Properties and Microstructure of Na(2)CO(3)-Activated Binders Modified with Ca(OH)(2) and Mg(OH)(2)

Delayed strength development and long setting times are the main disadvantageous properties of Na(2)CO(3)-activated slag cements. In this work, combined auxiliary activators of Ca(OH)(2) and Mg(OH)(2) were incorporated in one-part Na(2)CO(3)-activated slag binders to accelerate the kinetics of alkali activation. The properties and microstructure evolution were investigated to clarify the reaction mechanism. The results showed that the additions of auxiliary activators promoted the hardening of the pastes within 2 h.

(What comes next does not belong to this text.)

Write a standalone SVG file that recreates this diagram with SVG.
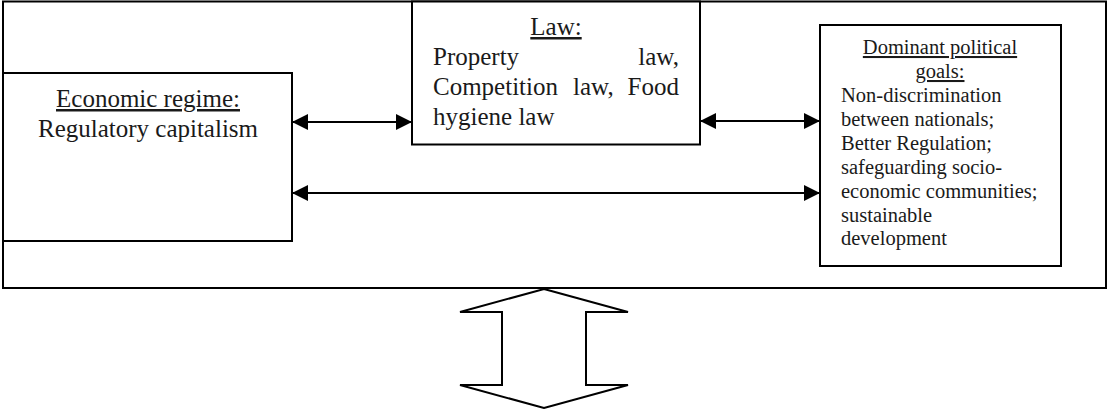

The 28 days compressive strengths were in the range of 39.5–45.5 MPa, rendering the binders practical cementitious materials in general construction applications. Ca(OH)(2) was more effective than Mg(OH)(2) in accelerating the kinetics of alkali activation. The dissolution of Ca(OH)(2) released more OH(−) and Ca(2+) ions in the aqueous phase to increase alkalinity in the aqueous phase and promote the formation of the main binding gel phase of calcium-aluminosilicate hydrate (C-A-S-H). An increase in the Ca(OH)(2)/Mg(OH)(2) ratios increased autogenous shrinkage and decreased drying shrinkage of the binders. The formation of a compact pore structure restricted the water evaporation from the binders during the drying procedure.